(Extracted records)
───
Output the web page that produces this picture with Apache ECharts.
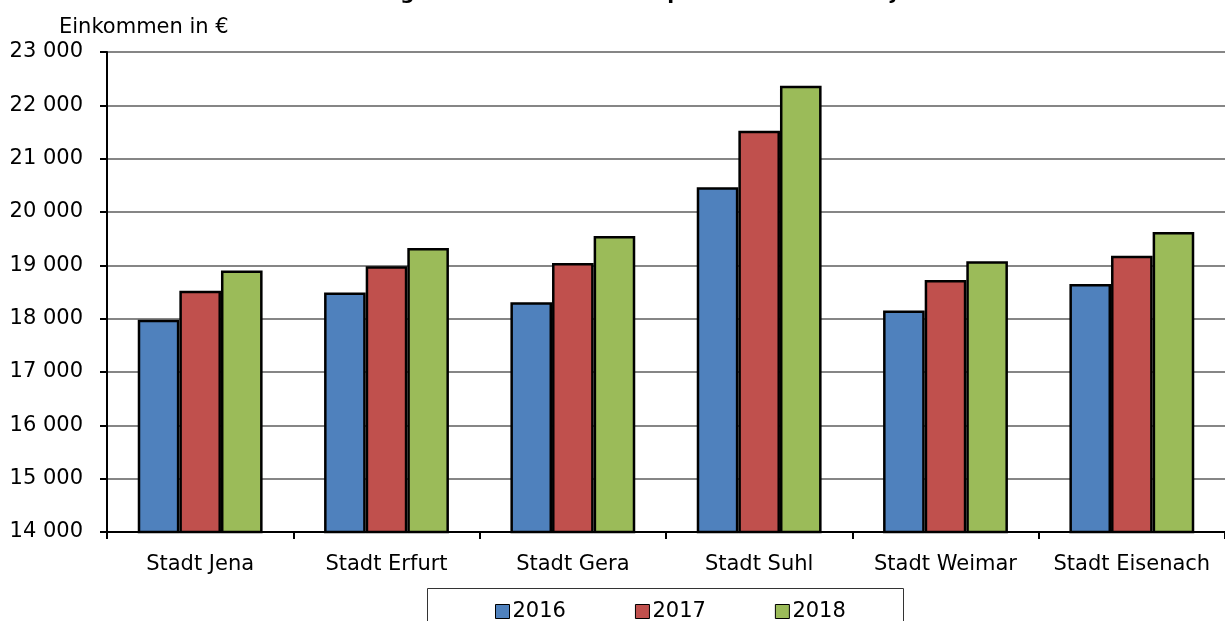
<!DOCTYPE html>
<html><head><meta charset="utf-8">
<script src="https://cdn.jsdelivr.net/npm/echarts@6/dist/echarts.min.js"></script>
<style>html,body{margin:0;padding:0;background:#fff}#c{width:1225px;height:621px}</style>
</head><body><div id="c"></div>
<script>
const categories = ['Stadt Jena','Stadt Erfurt','Stadt Gera','Stadt Suhl','Stadt Weimar','Stadt Eisenach'];
const years = ['2016','2017','2018'];
const v2016 = [17980, 18490, 18310, 20465, 18155, 18650];
const v2017 = [18525, 18985, 19045, 21525, 18725, 19180];
const v2018 = [18905, 19325, 19550, 22365, 19075, 19625];
const colors = ['#4F81BD','#C0504D','#9BBB59'];
const FONT = 'DejaVu Sans';
const chart = echarts.init(document.getElementById('c'));
const mk = (name, data, i) => ({
  name, type:'bar', data, barGap:'0%', barCategoryGap:'33%',
  itemStyle:{color:colors[i], borderColor:'#000', borderWidth:2.5},
  emphasis:{disabled:true}
});
chart.setOption({
  animation:false,
  title:{text:'Verfügbares Einkommen der privaten Haushalte je Einwohner', left:683, textAlign:'center', top:-21,
    textStyle:{fontFamily:FONT, fontSize:20, fontWeight:'bold', color:'#000'}},
  grid:{left:107, right:0, top:52, bottom:89, containLabel:false},
  legend:{data:years, left:490, top:596, itemWidth:14, itemHeight:14, itemGap:69,
    icon:'rect', textStyle:{fontFamily:FONT, fontSize:21, color:'#000', padding:[0,0,0,-2]},
    itemStyle:{borderColor:'#000', borderWidth:1}},
  graphic:[{type:'rect', shape:{x:427.5, y:588.5, width:476, height:40},
    style:{fill:'none', stroke:'#333', lineWidth:1}, z:-1}],
  xAxis:{type:'category', data:categories,
    axisLine:{lineStyle:{color:'#000', width:2}},
    axisTick:{show:true, length:7, lineStyle:{color:'#000', width:2}},
    axisLabel:{fontFamily:FONT, fontSize:21, color:'#000', margin:22, interval:0}},
  yAxis:{type:'value', min:14000, max:23000, interval:1000,
    name:'Einkommen in €', nameLocation:'end', nameGap:14,
    nameTextStyle:{fontFamily:FONT, fontSize:21, color:'#000', align:'left', padding:[0,0,0,-48]},
    axisLine:{show:true, lineStyle:{color:'#000', width:2}},
    axisTick:{show:true, length:7, lineStyle:{color:'#000', width:2}},
    splitLine:{lineStyle:{color:'#868686', width:2}},
    axisLabel:{fontFamily:FONT, fontSize:21, color:'#000', margin:24,
      formatter:v=>String(v).replace(/\B(?=(\d{3})+(?!\d))/g,' ')}},
  series:[mk(years[0],v2016,0), mk(years[1],v2017,1), mk(years[2],v2018,2)]
});
</script></body></html>
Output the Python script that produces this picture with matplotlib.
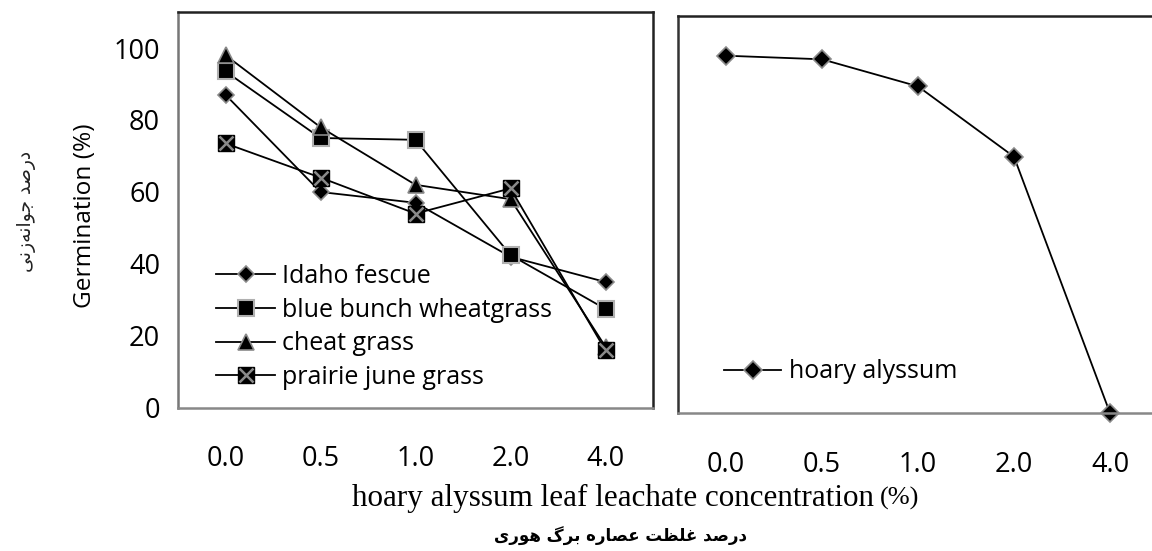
───
Transcribe every record above exactly, leaving out the pictures.

__THE ANSWER__:
Output the web page that produces this picture with Apache ECharts.
<!DOCTYPE html>
<html><head><meta charset="utf-8">
<script src="https://cdn.jsdelivr.net/npm/echarts@6/dist/echarts.min.js"></script>
<style>html,body{margin:0;padding:0;background:#fff}#c{width:1225px;height:621px}</style>
</head><body><div id="c"></div>
<script>
const categories = ['Stadt Jena','Stadt Erfurt','Stadt Gera','Stadt Suhl','Stadt Weimar','Stadt Eisenach'];
const years = ['2016','2017','2018'];
const v2016 = [17980, 18490, 18310, 20465, 18155, 18650];
const v2017 = [18525, 18985, 19045, 21525, 18725, 19180];
const v2018 = [18905, 19325, 19550, 22365, 19075, 19625];
const colors = ['#4F81BD','#C0504D','#9BBB59'];
const FONT = 'DejaVu Sans';
const chart = echarts.init(document.getElementById('c'));
const mk = (name, data, i) => ({
  name, type:'bar', data, barGap:'0%', barCategoryGap:'33%',
  itemStyle:{color:colors[i], borderColor:'#000', borderWidth:2.5},
  emphasis:{disabled:true}
});
chart.setOption({
  animation:false,
  title:{text:'Verfügbares Einkommen der privaten Haushalte je Einwohner', left:683, textAlign:'center', top:-21,
    textStyle:{fontFamily:FONT, fontSize:20, fontWeight:'bold', color:'#000'}},
  grid:{left:107, right:0, top:52, bottom:89, containLabel:false},
  legend:{data:years, left:490, top:596, itemWidth:14, itemHeight:14, itemGap:69,
    icon:'rect', textStyle:{fontFamily:FONT, fontSize:21, color:'#000', padding:[0,0,0,-2]},
    itemStyle:{borderColor:'#000', borderWidth:1}},
  graphic:[{type:'rect', shape:{x:427.5, y:588.5, width:476, height:40},
    style:{fill:'none', stroke:'#333', lineWidth:1}, z:-1}],
  xAxis:{type:'category', data:categories,
    axisLine:{lineStyle:{color:'#000', width:2}},
    axisTick:{show:true, length:7, lineStyle:{color:'#000', width:2}},
    axisLabel:{fontFamily:FONT, fontSize:21, color:'#000', margin:22, interval:0}},
  yAxis:{type:'value', min:14000, max:23000, interval:1000,
    name:'Einkommen in €', nameLocation:'end', nameGap:14,
    nameTextStyle:{fontFamily:FONT, fontSize:21, color:'#000', align:'left', padding:[0,0,0,-48]},
    axisLine:{show:true, lineStyle:{color:'#000', width:2}},
    axisTick:{show:true, length:7, lineStyle:{color:'#000', width:2}},
    splitLine:{lineStyle:{color:'#868686', width:2}},
    axisLabel:{fontFamily:FONT, fontSize:21, color:'#000', margin:24,
      formatter:v=>String(v).replace(/\B(?=(\d{3})+(?!\d))/g,' ')}},
  series:[mk(years[0],v2016,0), mk(years[1],v2017,1), mk(years[2],v2018,2)]
});
</script></body></html>
Output the Python script that produces this picture with matplotlib.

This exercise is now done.